Gilda de Castro

Tragédia política e comoção popular

Publicado em: Sáb, 08/09/18 - 03h00

Entre os problemas que tumultuaram a sucessão na Presidência da República, ressaltam-se duas mortes de eleitos antes da posse no cargo. O primeiro caso foi o de Rodrigues Alves, que não resistiu à gripe espanhola, perecendo no dia 16.1.1919. Ele governou o país entre 1902 e 1906, e as lembranças não eram boas, porque tomou medidas enérgicas para sanear e reurbanizar a capital federal, desencadeando rejeição popular, como a Revolta da Vacina, em 1904. Mesmo assim, foi vitorioso em eleição direta, em 1918, mas não chegou a assumir como primeiro mandatário.

O outro caso foi o de Tancredo Neves, em 1985, gerando comoção popular por várias razões. Saíamos de um longo período de arbítrio; tínhamos votado para presidente, pela última vez, em 1960; vivíamos grave crise econômica com inflação ascendente; havíamos participado de manifestações por eleições diretas desde 1983, e ainda lamentávamos a derrota na votação da emenda Dante de Oliveira, em 25.4.1984. Assim, nós nos sentíamos participantes efetivos do colégio eleitoral, no dia 15.1.1985, quando Tancredo ganhou de Paulo Maluf no voto aberto dos parlamentares. Éramos, naquele momento, espectadores de notável cobertura da mídia, após muitos anos de censura à imprensa. Brasília estava, então, em festa para a posse, com caravanas de todas as regiões. Seria o momento da virada de página, em que encerraríamos um ciclo infeliz para encarar outro com ascensão social, democracia e redefinição de rumos.
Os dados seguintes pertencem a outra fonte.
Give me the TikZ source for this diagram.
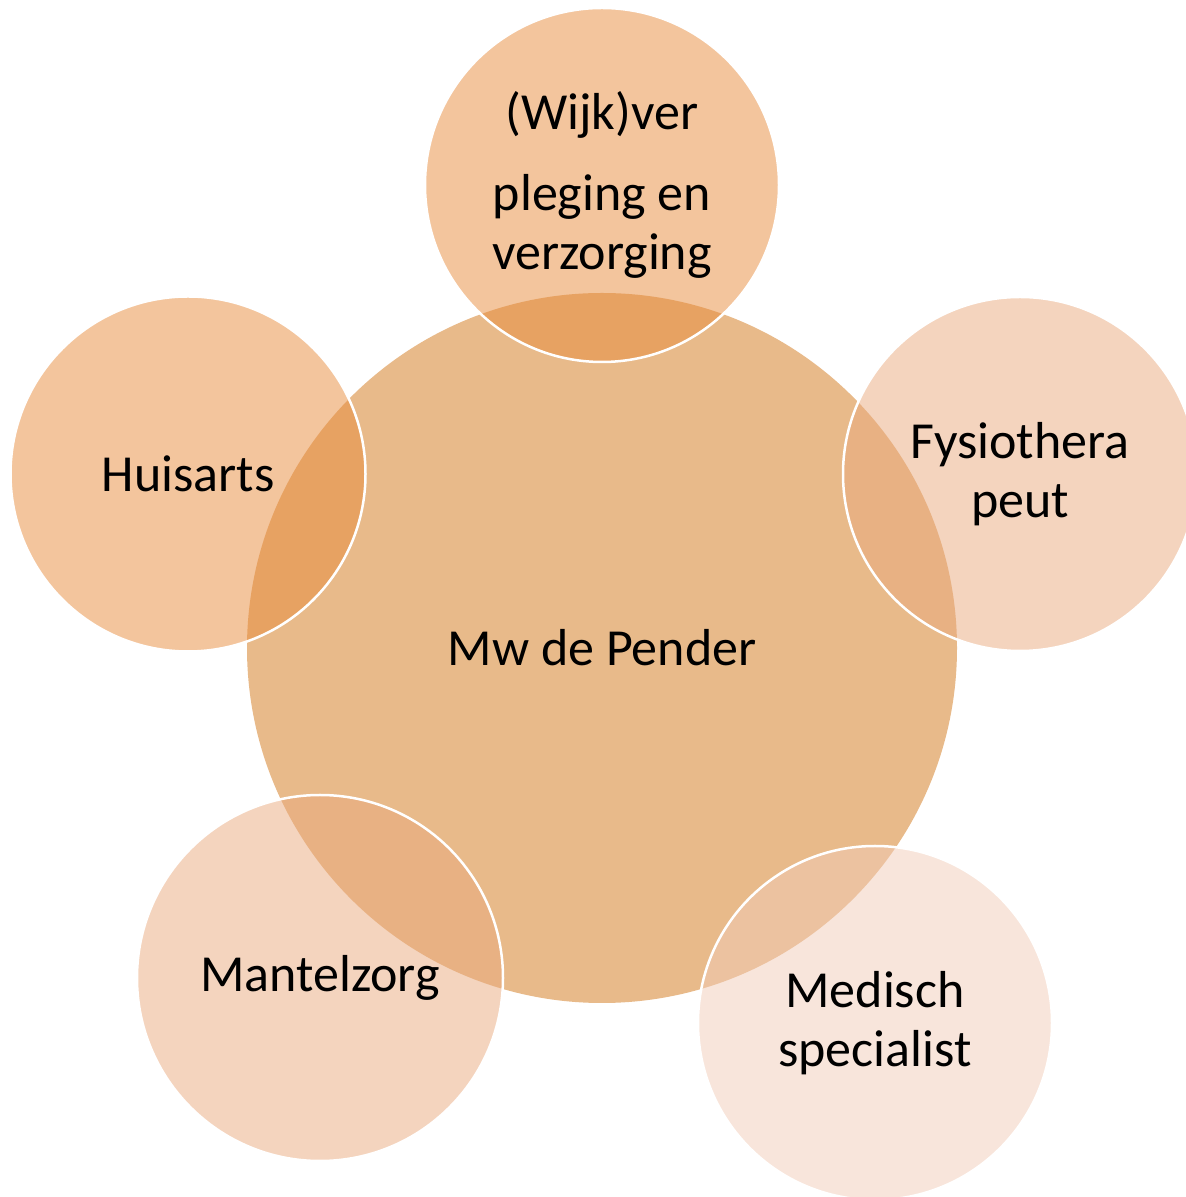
\documentclass[tikz,border=0pt]{standalone}
\usepackage{fontspec}
\setmainfont{Carlito}
\usepackage{tikz}
\usetikzlibrary{positioning}
\usepackage{xcolor}
\definecolor{sand}{RGB}{232,186,138}
\definecolor{orange}{RGB}{231,139,59}
\definecolor{peach}{RGB}{233,169,125}
\definecolor{pale}{RGB}{241,203,183}
\tikzset{bigsandnode/.style={circle, fill=sand, inner sep=0pt, minimum size=710pt, align=center},
satellitenode/.style={circle, draw=white, line width=2.5pt, fill opacity=0.5, text opacity=1, inner sep=0pt, minimum size=354pt, align=center},
satorangenode/.style={satellitenode, fill=orange},
satpeachnode/.style={satellitenode, fill=peach},
satpalenode/.style={satellitenode, fill=pale}}

\begin{document}
\begin{tikzpicture}[
        font=\fontsize{52pt}{59pt}\selectfont
    ]
        % Frame
        \useasboundingbox (0pt, 0pt) rectangle (1186pt, 1197pt);
        \clip (0pt, 0pt) rectangle (1186pt, 1197pt);
        % Centre
        \node[bigsandnode] (pender) at (602pt, 549pt) {Mw de Pender};
        % Satellites
        \node[satorangenode] (wijkverpleging) at (602pt, 1012pt) {(Wijk)ver\\[22pt]pleging en\\verzorging};
        \node[satorangenode, minimum size=355pt] (huisarts) at (188pt, 723pt) {Huisarts};
        \node[satpeachnode] (fysio) at (1020pt, 723pt) {Fysiothera\\peut};
        \node[satpeachnode, minimum size=366pt] (mantelzorg) at (320pt, 219pt) {Mantelzorg};
        \node[satpalenode] (specialist) at (875pt, 174pt) {Medisch\\specialist};
    \end{tikzpicture}
\end{document}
A notícia da cirurgia de emergência de Tancredo Neves, na noite de 14.3.1985, abalou profundamente o país, e todas as atenções se voltaram para o Hospital de Base de Brasília nos dias subsequentes. Diante do risco de crise institucional, houve a posse de José Sarney, vice-presidente eleito dois meses antes, esperando que tudo fosse normalizado em pouco tempo. Houve, entretanto, frustração, porque o empossado tinha sido leal colaborador dos governantes militares e daria rumo diferente do que esperávamos de Tancredo Neves.

Foram dias muito difíceis, em que a televisão apresentava boletins sobre o estado de saúde do presidente eleito e ele não recebia alta. Surgiram correntes de orações em todo o país por sua recuperação. Por que o Brasil enfrentava mais um obstáculo para pavimentar seu futuro? Por que sofríamos mais um revés, em meio à recessão devastadora, se estávamos prontos para uma fase de prosperidade, sob uma liderança que tinha conquistado apoio popular, em mais de duas décadas? Nós não merecíamos um cotidiano tranquilo, estável e próspero?

Houve outras cirurgias e a transferência do enfermo para o Instituto do Coração, em São Paulo, no dia 26.3.1985. Nossa aflição aumentava, enquanto diminuía a esperança de que Tancredo Neves viesse a ser empossado. O óbito foi na noite de 21 de abril, desencadeando muito sofrimento em todo o país, expresso por multidões que acompanharam o féretro em São Paulo, Brasília, Belo Horizonte e São João del Rei, onde o eleito foi sepultado, três dias depois.